The FTSE 100 Index is on track to record one of the best December performances in its history thanks to a pre-Christmas Santa rally boost.
The blue chip index soared by 8.7% to 6008.9 in the first 24 days of December - beating its best ever December rise of 8.4% in 1987.
London's Footsie slipped into the red today, marginally reducing gains seen so far this month.
But recent blue chip advances have helped the top tier reach levels not seen since before the financial crisis struck in the summer of 2008.
The Footsie has so far added around 11% since the start of the year as the global economic recovery has helped stabilise market conditions.
The stellar December performance also came despite numerous setbacks including the eurozone debt crisis and heavy snowfall, which caused travel chaos and disrupted Christmas shopping.

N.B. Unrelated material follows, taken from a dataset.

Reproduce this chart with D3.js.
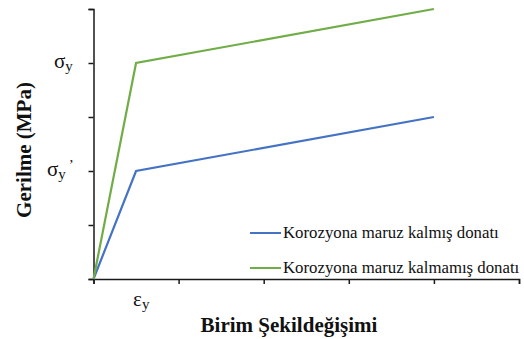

December's rise is all the more remarkable because it followed a 15% rise in the market between the start of July and the end of November, said stock market historian David Schwartz.
"In 1987, the December rally occurred after shares did very poorly in October and November, so it was a bounce-back rally," he said. "But this year is a continuation of a strong rally earlier in the year."
So-called Santa rallies have caused the FTSE 100 to rise in December in all but five of the 27 years since the index was formed.
Mr Schwartz said it was not clear why the festive season had become such a strong time traditionally for stock markets, although thin trading volumes are thought to create unusual volatility.
This year's December performance was particularly strong because investors' confidence in the stock market is steadily growing, added Mr Schwartz.
He puts the strong growth of the FTSE 100 down to quantitative easing in the US, which is driving stock markets around the world.